== Problem details ==
Leave out the pictures, and write out exactly the lines from the beginning of the material to the line holding "0.907, 0.9197, 0.9254, 0.9218, 0.9155, 0.9091, 0.907, 0.906]", that line included, and nothing else.

== Dataset excerpt ==

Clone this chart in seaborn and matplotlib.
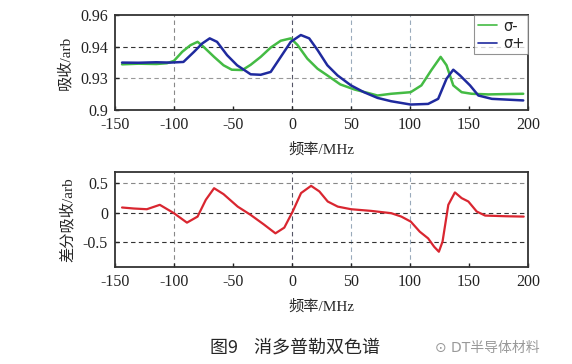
import pandas as pd
import matplotlib.pyplot as plt
import seaborn as sns

# top panel: absorption, sigma- (green) and sigma+ (blue)
x_minus = [-144, -130, -115, -106, -100, -93, -86, -80, -75, -66, -58, -51, -42, -35, -26.5, -18, -9.5, -1, 4.7, 13,
           21.7, 30, 41, 53, 64, 72.5, 84, 100.6, 109.7, 118, 126, 131, 136.7, 143.8, 152.3, 166.5, 180, 196]
y_minus = [0.9288, 0.9292, 0.9290, 0.9295, 0.931, 0.9367, 0.9409, 0.943, 0.9399, 0.9335, 0.9282, 0.9254, 0.9252, 0.9285,
           0.9335, 0.9394, 0.9437, 0.9452, 0.941, 0.9324, 0.926, 0.9218, 0.9161, 0.9129, 0.9108, 0.9091, 0.9102, 0.9112,
           0.9155, 0.925, 0.9335, 0.9282, 0.9155, 0.9112, 0.9102, 0.9098, 0.9100, 0.9102]

x_plus = [-144, -130, -115, -103, -92, -83, -76, -69.7, -63.5, -55, -46.5, -38, -35, -26.5, -18, -9.5, -1, 7.5, 14.6,
          21.7, 30, 38.6, 50, 61, 72.5, 84, 100.6, 115.4, 123.9, 131, 136.7, 142.4, 150.9, 158, 169.4, 196]
y_plus = [0.9299, 0.9298, 0.9301, 0.9299, 0.9303, 0.9367, 0.942, 0.9452, 0.943, 0.9346, 0.9282, 0.924, 0.9225, 0.9222,
          0.924, 0.9335, 0.943, 0.9473, 0.9452, 0.9378, 0.9282, 0.9218, 0.9155, 0.9112, 0.9076, 0.9055, 0.9034, 0.9038,
          0.907, 0.9197, 0.9254, 0.9218, 0.9155, 0.9091, 0.907, 0.906]

# bottom panel: differential absorption
x_diff = [-144, -134, -123, -112, -100, -89, -80, -73, -66, -58, -46, -35, -24, -14, -6.5, 0.6, 7.7, 16.2, 23.2, 30.3,
          38.8, 50.1, 67.1, 84.2, 92.7, 100.7, 108.3, 115.4, 120.5, 124.5, 127.6, 132.5, 138.1, 143.8, 149.5, 156.6,
          163.7, 180.8, 196.4]
y_diff = [0.085, 0.068, 0.056, 0.13, -0.011, -0.17, -0.068, 0.215, 0.41, 0.31, 0.10, -0.04, -0.198, -0.35, -0.254,
          0.017, 0.328, 0.45, 0.356, 0.186, 0.10, 0.056, 0.028, -0.011, -0.068, -0.153, -0.322, -0.435, -0.576, -0.66,
          -0.49, 0.13, 0.339, 0.243, 0.186, 0.017, -0.051, -0.062, -0.068]

xticks = [-150, -100, -50, 0, 50, 100, 150, 200]
top_ticks = [0.90, 0.92, 0.94, 0.96]
top_labels = ['0.9', '0.93', '0.94', '0.96']
bot_ticks = [-0.5, 0, 0.5]
bot_labels = ['-0.5', '0', '0.5']

sns.set_style("ticks")
plt.rcParams['font.family'] = ['Liberation Serif', 'Noto Sans CJK SC', 'DejaVu Sans']
plt.rcParams['font.size'] = 11
plt.rcParams['axes.unicode_minus'] = False

fig = plt.figure(figsize=(5.72, 3.64), dpi=100)
ax1 = fig.add_axes([0.201, 0.698, 0.722, 0.261])
ax2 = fig.add_axes([0.201, 0.266, 0.722, 0.261])

df_m = pd.DataFrame({'f': x_minus, 'a': y_minus})
df_p = pd.DataFrame({'f': x_plus, 'a': y_plus})
df_d = pd.DataFrame({'f': x_diff, 'a': y_diff})

# grid lines drawn by hand (only some positions)
for ax, hlines in [(ax1, [(0.94, '#333333'), (0.92, '#999999')]),
                   (ax2, [(0.5, '#888888'), (0, '#333333'), (-0.5, '#333333')])]:
    for v, c in [(-100, '#888888'), (0, '#555566'), (50, '#99aabb'), (100, '#99aabb')]:
        ax.axvline(v, color=c, ls=(0, (4, 3)), lw=0.8, zorder=0)
    for v, c in hlines:
        ax.axhline(v, color=c, ls=(0, (4, 3)), lw=0.8, zorder=0)

sns.lineplot(data=df_m, x='f', y='a', ax=ax1, color='#44bb44', lw=1.8, label='σ-')
sns.lineplot(data=df_p, x='f', y='a', ax=ax1, color='#1f2a9e', lw=1.8, label='σ+')
sns.lineplot(data=df_d, x='f', y='a', ax=ax2, color='#d92630', lw=1.6)

ax1.set_ylim(0.90, 0.96)
ax1.set_yticks(top_ticks)
ax1.set_yticklabels(top_labels)
ax1.set_ylabel('吸收/arb', labelpad=6)
ax2.set_ylim(-0.92, 0.68)
ax2.set_yticks(bot_ticks)
ax2.set_yticklabels(bot_labels)
ax2.set_ylabel('差分吸收/arb', labelpad=6)

for ax in (ax1, ax2):
    ax.set_xlim(-150, 200)
    ax.set_xticks(xticks)
    ax.set_xlabel('频率/MHz', labelpad=7)
    ax.tick_params(direction='in', length=3, width=1, colors='#222222', labelsize=11.5, pad=5)
    for s in ax.spines.values():
        s.set_visible(True)
        s.set_linewidth(1.3)
        s.set_color('#333333')

leg = ax1.legend(loc='upper right', frameon=True, fancybox=False, borderaxespad=0,
                 handlelength=1.3, borderpad=0.25, labelspacing=0.15, handletextpad=0.4,
                 prop={'family': ['DejaVu Sans'], 'size': 10.5})
leg.get_frame().set_edgecolor('#777777')
leg.get_frame().set_linewidth(0.8)
for line in leg.get_lines():
    line.set_linewidth(1.2)

fig.text(0.515, 0.044, '图9    消多普勒双色谱', ha='center', va='center', fontsize=13,
         family=['Noto Sans CJK SC'])
fig.text(0.76, 0.044, '⊙ DT半导体材料', ha='left', va='center', fontsize=10,
         color='#999999', family=['DejaVu Sans', 'Noto Sans CJK SC'])

fig.savefig('out.png', dpi=100)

== Response to the exercise ==
Clone this chart in seaborn and matplotlib.
import pandas as pd
import matplotlib.pyplot as plt
import seaborn as sns

# top panel: absorption, sigma- (green) and sigma+ (blue)
x_minus = [-144, -130, -115, -106, -100, -93, -86, -80, -75, -66, -58, -51, -42, -35, -26.5, -18, -9.5, -1, 4.7, 13,
           21.7, 30, 41, 53, 64, 72.5, 84, 100.6, 109.7, 118, 126, 131, 136.7, 143.8, 152.3, 166.5, 180, 196]
y_minus = [0.9288, 0.9292, 0.9290, 0.9295, 0.931, 0.9367, 0.9409, 0.943, 0.9399, 0.9335, 0.9282, 0.9254, 0.9252, 0.9285,
           0.9335, 0.9394, 0.9437, 0.9452, 0.941, 0.9324, 0.926, 0.9218, 0.9161, 0.9129, 0.9108, 0.9091, 0.9102, 0.9112,
           0.9155, 0.925, 0.9335, 0.9282, 0.9155, 0.9112, 0.9102, 0.9098, 0.9100, 0.9102]

x_plus = [-144, -130, -115, -103, -92, -83, -76, -69.7, -63.5, -55, -46.5, -38, -35, -26.5, -18, -9.5, -1, 7.5, 14.6,
          21.7, 30, 38.6, 50, 61, 72.5, 84, 100.6, 115.4, 123.9, 131, 136.7, 142.4, 150.9, 158, 169.4, 196]
y_plus = [0.9299, 0.9298, 0.9301, 0.9299, 0.9303, 0.9367, 0.942, 0.9452, 0.943, 0.9346, 0.9282, 0.924, 0.9225, 0.9222,
          0.924, 0.9335, 0.943, 0.9473, 0.9452, 0.9378, 0.9282, 0.9218, 0.9155, 0.9112, 0.9076, 0.9055, 0.9034, 0.9038,
          0.907, 0.9197, 0.9254, 0.9218, 0.9155, 0.9091, 0.907, 0.906]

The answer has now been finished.